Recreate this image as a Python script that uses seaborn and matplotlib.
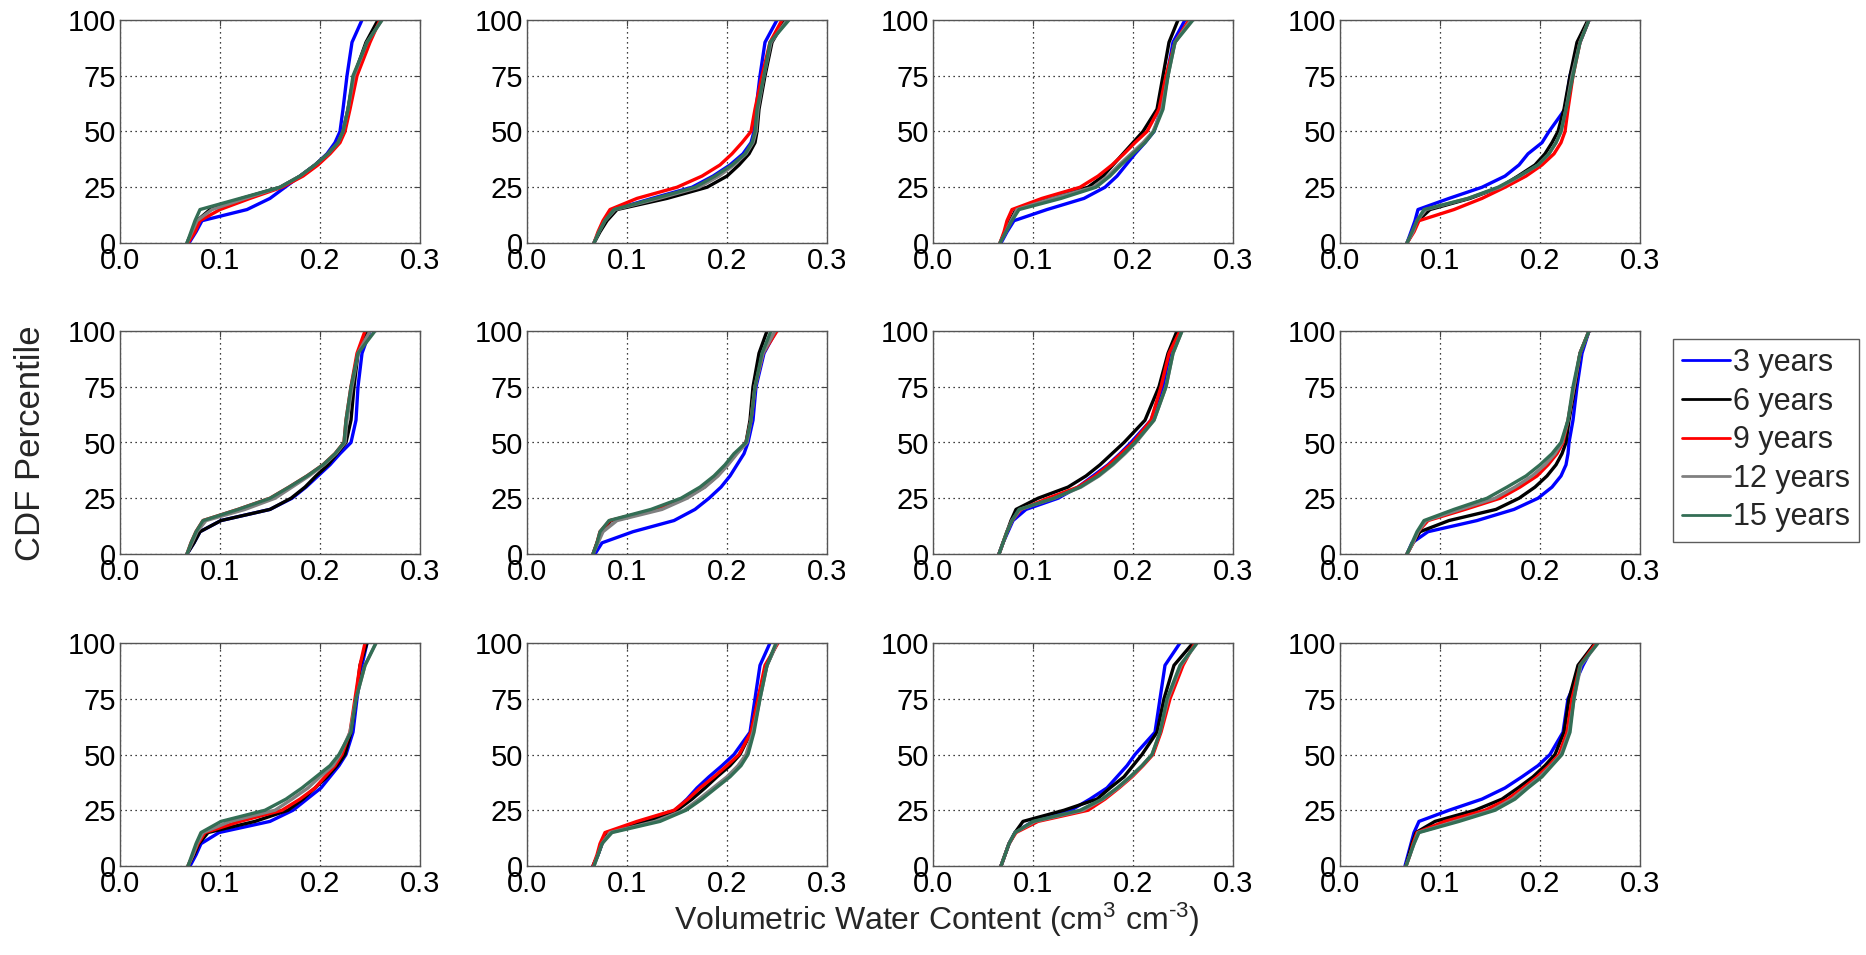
import numpy as np
import pandas as pd
import matplotlib
matplotlib.use("Agg")
import matplotlib.pyplot as plt
import seaborn as sns

# CDF percentile levels at which the curves were read
pct = [0, 5, 10, 15, 20, 25, 30, 35, 40, 45, 50, 60, 75, 90, 100]

series = ["3 years", "6 years", "9 years", "12 years", "15 years"]
colors = ["#0000ff", "#000000", "#ff0000", "#808080", "#336e55"]

# volumetric water content at each percentile, panel by panel (3 rows x 4 cols)
# order inside each panel: 3, 6, 9, 12, 15 years
p1 = [
    [0.069, 0.076, 0.082, 0.127, 0.150, 0.165, 0.180, 0.195, 0.207, 0.215, 0.220, 0.223, 0.227, 0.232, 0.242],
    [0.067, 0.072, 0.077, 0.090, 0.122, 0.160, 0.180, 0.195, 0.208, 0.218, 0.223, 0.228, 0.234, 0.246, 0.258],
    [0.068, 0.075, 0.080, 0.100, 0.130, 0.162, 0.183, 0.198, 0.210, 0.220, 0.225, 0.230, 0.237, 0.250, 0.260],
    [0.067, 0.072, 0.077, 0.092, 0.125, 0.160, 0.180, 0.195, 0.208, 0.218, 0.223, 0.228, 0.234, 0.247, 0.262],
    [0.067, 0.071, 0.075, 0.080, 0.120, 0.160, 0.180, 0.195, 0.208, 0.218, 0.223, 0.228, 0.233, 0.247, 0.262],
]
p2 = [
    [0.067, 0.072, 0.078, 0.087, 0.125, 0.165, 0.186, 0.203, 0.216, 0.224, 0.227, 0.229, 0.233, 0.238, 0.250],
    [0.067, 0.073, 0.080, 0.090, 0.140, 0.180, 0.200, 0.212, 0.222, 0.228, 0.230, 0.232, 0.238, 0.245, 0.258],
    [0.067, 0.071, 0.076, 0.083, 0.110, 0.150, 0.175, 0.193, 0.205, 0.215, 0.224, 0.228, 0.235, 0.243, 0.255],
    [0.067, 0.072, 0.078, 0.088, 0.132, 0.172, 0.192, 0.207, 0.219, 0.226, 0.229, 0.231, 0.237, 0.244, 0.260],
    [0.067, 0.072, 0.078, 0.087, 0.128, 0.168, 0.188, 0.205, 0.218, 0.225, 0.228, 0.230, 0.237, 0.243, 0.262],
]
p3 = [
    [0.068, 0.074, 0.081, 0.114, 0.151, 0.172, 0.184, 0.193, 0.202, 0.212, 0.221, 0.228, 0.234, 0.240, 0.252],
    [0.067, 0.072, 0.077, 0.083, 0.115, 0.155, 0.170, 0.180, 0.190, 0.200, 0.210, 0.224, 0.230, 0.236, 0.245],
    [0.067, 0.071, 0.074, 0.079, 0.109, 0.147, 0.165, 0.179, 0.191, 0.202, 0.214, 0.226, 0.233, 0.242, 0.256],
    [0.067, 0.073, 0.078, 0.084, 0.120, 0.160, 0.175, 0.186, 0.198, 0.210, 0.220, 0.229, 0.235, 0.242, 0.258],
    [0.067, 0.073, 0.079, 0.086, 0.128, 0.163, 0.177, 0.188, 0.200, 0.212, 0.221, 0.230, 0.235, 0.242, 0.260],
]
p4 = [
    [0.067, 0.071, 0.075, 0.078, 0.109, 0.142, 0.165, 0.179, 0.188, 0.202, 0.209, 0.225, 0.230, 0.240, 0.249],
    [0.067, 0.073, 0.078, 0.090, 0.130, 0.160, 0.178, 0.195, 0.205, 0.212, 0.218, 0.224, 0.230, 0.237, 0.248],
    [0.067, 0.074, 0.079, 0.114, 0.142, 0.165, 0.186, 0.202, 0.214, 0.221, 0.225, 0.228, 0.233, 0.240, 0.249],
    [0.067, 0.073, 0.077, 0.086, 0.128, 0.160, 0.180, 0.198, 0.209, 0.216, 0.221, 0.226, 0.232, 0.240, 0.249],
    [0.067, 0.072, 0.077, 0.084, 0.128, 0.158, 0.179, 0.198, 0.209, 0.216, 0.221, 0.226, 0.233, 0.240, 0.249],
]
p5 = [
    [0.067, 0.074, 0.080, 0.101, 0.150, 0.172, 0.186, 0.198, 0.210, 0.220, 0.231, 0.236, 0.238, 0.242, 0.250],
    [0.067, 0.074, 0.080, 0.101, 0.150, 0.171, 0.185, 0.196, 0.208, 0.217, 0.226, 0.231, 0.234, 0.238, 0.247],
    [0.067, 0.071, 0.076, 0.083, 0.118, 0.150, 0.169, 0.187, 0.203, 0.215, 0.224, 0.226, 0.231, 0.237, 0.245],
    [0.067, 0.072, 0.077, 0.086, 0.125, 0.155, 0.172, 0.189, 0.204, 0.216, 0.225, 0.227, 0.232, 0.238, 0.250],
    [0.067, 0.071, 0.076, 0.083, 0.118, 0.150, 0.169, 0.187, 0.203, 0.215, 0.224, 0.226, 0.231, 0.238, 0.255],
]
p6 = [
    [0.068, 0.075, 0.106, 0.147, 0.168, 0.182, 0.194, 0.203, 0.210, 0.217, 0.221, 0.226, 0.229, 0.237, 0.249],
    [0.066, 0.070, 0.074, 0.084, 0.130, 0.158, 0.177, 0.190, 0.200, 0.209, 0.219, 0.223, 0.226, 0.232, 0.240],
    [0.066, 0.070, 0.073, 0.083, 0.128, 0.158, 0.177, 0.190, 0.200, 0.209, 0.219, 0.224, 0.228, 0.236, 0.250],
    [0.066, 0.071, 0.076, 0.090, 0.135, 0.160, 0.178, 0.191, 0.201, 0.210, 0.220, 0.224, 0.228, 0.236, 0.248],
    [0.066, 0.070, 0.073, 0.082, 0.124, 0.154, 0.173, 0.187, 0.198, 0.207, 0.219, 0.224, 0.228, 0.235, 0.244],
]
p7 = [
    [0.066, 0.070, 0.075, 0.080, 0.093, 0.125, 0.145, 0.160, 0.175, 0.187, 0.198, 0.218, 0.230, 0.237, 0.247],
    [0.066, 0.070, 0.074, 0.078, 0.083, 0.105, 0.135, 0.153, 0.167, 0.179, 0.191, 0.212, 0.226, 0.235, 0.244],
    [0.066, 0.070, 0.074, 0.079, 0.088, 0.115, 0.145, 0.162, 0.176, 0.188, 0.200, 0.218, 0.228, 0.236, 0.247],
    [0.066, 0.070, 0.074, 0.079, 0.087, 0.121, 0.148, 0.166, 0.180, 0.192, 0.203, 0.221, 0.233, 0.240, 0.249],
    [0.066, 0.070, 0.074, 0.079, 0.086, 0.121, 0.147, 0.165, 0.179, 0.191, 0.202, 0.221, 0.233, 0.240, 0.249],
]
p8 = [
    [0.067, 0.072, 0.088, 0.137, 0.174, 0.198, 0.212, 0.221, 0.226, 0.228, 0.229, 0.233, 0.237, 0.242, 0.249],
    [0.067, 0.073, 0.080, 0.109, 0.156, 0.179, 0.195, 0.207, 0.216, 0.222, 0.226, 0.229, 0.235, 0.240, 0.249],
    [0.067, 0.073, 0.078, 0.088, 0.125, 0.160, 0.180, 0.197, 0.208, 0.217, 0.223, 0.228, 0.234, 0.240, 0.249],
    [0.067, 0.073, 0.078, 0.086, 0.120, 0.155, 0.175, 0.192, 0.205, 0.215, 0.222, 0.228, 0.234, 0.240, 0.249],
    [0.067, 0.072, 0.077, 0.084, 0.114, 0.147, 0.167, 0.186, 0.200, 0.212, 0.221, 0.228, 0.233, 0.240, 0.249],
]
p9 = [
    [0.070, 0.076, 0.081, 0.099, 0.150, 0.173, 0.187, 0.201, 0.210, 0.219, 0.226, 0.233, 0.237, 0.242, 0.247],
    [0.068, 0.074, 0.079, 0.088, 0.135, 0.168, 0.183, 0.195, 0.207, 0.217, 0.225, 0.231, 0.236, 0.240, 0.247],
    [0.068, 0.073, 0.078, 0.085, 0.120, 0.162, 0.180, 0.195, 0.205, 0.215, 0.222, 0.230, 0.235, 0.240, 0.245],
    [0.068, 0.073, 0.077, 0.083, 0.110, 0.155, 0.172, 0.188, 0.200, 0.213, 0.220, 0.230, 0.236, 0.245, 0.256],
    [0.068, 0.072, 0.076, 0.081, 0.101, 0.145, 0.166, 0.182, 0.196, 0.210, 0.219, 0.231, 0.236, 0.245, 0.256],
]
p10 = [
    [0.066, 0.071, 0.075, 0.080, 0.120, 0.148, 0.160, 0.170, 0.182, 0.195, 0.207, 0.223, 0.228, 0.233, 0.243],
    [0.066, 0.071, 0.075, 0.080, 0.120, 0.150, 0.165, 0.178, 0.190, 0.203, 0.213, 0.224, 0.231, 0.240, 0.250],
    [0.066, 0.070, 0.073, 0.078, 0.110, 0.147, 0.161, 0.173, 0.187, 0.200, 0.212, 0.224, 0.231, 0.238, 0.251],
    [0.067, 0.071, 0.075, 0.083, 0.128, 0.157, 0.172, 0.186, 0.200, 0.211, 0.219, 0.226, 0.233, 0.240, 0.250],
    [0.067, 0.071, 0.075, 0.085, 0.133, 0.159, 0.175, 0.189, 0.203, 0.214, 0.221, 0.227, 0.233, 0.240, 0.249],
]
p11 = [
    [0.068, 0.072, 0.076, 0.082, 0.100, 0.138, 0.157, 0.174, 0.184, 0.194, 0.202, 0.222, 0.227, 0.232, 0.247],
    [0.068, 0.072, 0.076, 0.082, 0.090, 0.131, 0.164, 0.177, 0.191, 0.200, 0.209, 0.224, 0.231, 0.241, 0.260],
    [0.068, 0.072, 0.076, 0.083, 0.105, 0.155, 0.172, 0.186, 0.199, 0.210, 0.220, 0.228, 0.237, 0.250, 0.262],
    [0.068, 0.072, 0.076, 0.082, 0.102, 0.150, 0.170, 0.185, 0.198, 0.209, 0.219, 0.227, 0.235, 0.248, 0.264],
    [0.068, 0.072, 0.076, 0.082, 0.100, 0.147, 0.169, 0.184, 0.197, 0.209, 0.219, 0.227, 0.234, 0.247, 0.264],
]
p12 = [
    [0.065, 0.068, 0.071, 0.074, 0.079, 0.109, 0.142, 0.165, 0.182, 0.198, 0.210, 0.223, 0.228, 0.243, 0.255],
    [0.066, 0.069, 0.072, 0.076, 0.095, 0.135, 0.162, 0.178, 0.193, 0.205, 0.215, 0.224, 0.229, 0.238, 0.255],
    [0.066, 0.070, 0.073, 0.077, 0.105, 0.145, 0.168, 0.183, 0.197, 0.209, 0.219, 0.227, 0.232, 0.240, 0.256],
    [0.066, 0.070, 0.074, 0.078, 0.115, 0.152, 0.172, 0.186, 0.200, 0.211, 0.221, 0.229, 0.234, 0.241, 0.258],
    [0.066, 0.070, 0.074, 0.079, 0.119, 0.155, 0.175, 0.188, 0.202, 0.212, 0.222, 0.230, 0.234, 0.240, 0.258],
]
panels = [p1, p2, p3, p4, p5, p6, p7, p8, p9, p10, p11, p12]

x_ticks = [0.0, 0.1, 0.2, 0.3]
y_ticks = [0, 25, 50, 75, 100]

sns.set_theme(style="white")
plt.rcParams["font.family"] = ["Liberation Sans", "DejaVu Sans"]
plt.rcParams["mathtext.fontset"] = "custom"
plt.rcParams["mathtext.rm"] = "Liberation Sans"
plt.rcParams["mathtext.it"] = "Liberation Sans"

fig = plt.figure(figsize=(18.66, 9.55), dpi=100)

W, H = 1866.0, 955.0
col_left = [120, 527, 933, 1340]
row_top = [20, 331, 643]
ax_w, ax_h = 300, 223

for i, data in enumerate(panels):
    r, c = divmod(i, 4)
    ax = fig.add_axes([col_left[c] / W, 1 - (row_top[r] + ax_h) / H, ax_w / W, ax_h / H])
    for vals, name, col in zip(data, series, colors):
        sns.lineplot(x=vals, y=pct, ax=ax, color=col, linewidth=2.4,
                     sort=False, estimator=None, label=name if i == 0 else None)
    ax.set_xlim(0, 0.3)
    ax.set_ylim(0, 100)
    ax.set_xticks(x_ticks)
    ax.set_xticklabels([f"{t:.1f}" for t in x_ticks])
    ax.set_yticks(y_ticks)
    ax.grid(True, color="black", linestyle=(0, (1, 3)), linewidth=0.9)
    ax.tick_params(direction="in", length=4, width=0.8, top=True, right=True,
                   labelsize=21, pad=3, colors="#444444", labelcolor="black")
    for s in ax.spines.values():
        s.set_color("#555555")
        s.set_linewidth(1.0)
    if ax.get_legend() is not None:
        handles, labels = ax.get_legend_handles_labels()
        ax.get_legend().remove()

leg = fig.legend(handles, labels, loc="upper left", bbox_to_anchor=(1673 / W, 1 - 339 / H),
                 frameon=True, fancybox=False, edgecolor="#333333", fontsize=22,
                 handlelength=1.55, handletextpad=0.12, labelspacing=0.28,
                 borderpad=0.3, borderaxespad=0)
leg.get_frame().set_linewidth(1.0)
for ln in leg.get_lines():
    ln.set_linewidth(2.0)

fig.text(31 / W, 1 - 443 / H, "CDF Percentile", rotation=90, ha="center", va="center", fontsize=25)
fig.text(937 / W, 1 - 920 / H, r"Volumetric Water Content (cm$^{\text{3}}$ cm$^{\text{-3}}$)",
         ha="center", va="center", fontsize=23)

fig.savefig("out.png", dpi=100)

────────────────────

■ **Exercise prompt**
Your task is to return the lines above, from the first one up to and including the line containing "import seaborn as sns", minus any pictures.

■ **Written response**
Recreate this image as a Python script that uses seaborn and matplotlib.
import numpy as np
import pandas as pd
import matplotlib
matplotlib.use("Agg")
import matplotlib.pyplot as plt
import seaborn as sns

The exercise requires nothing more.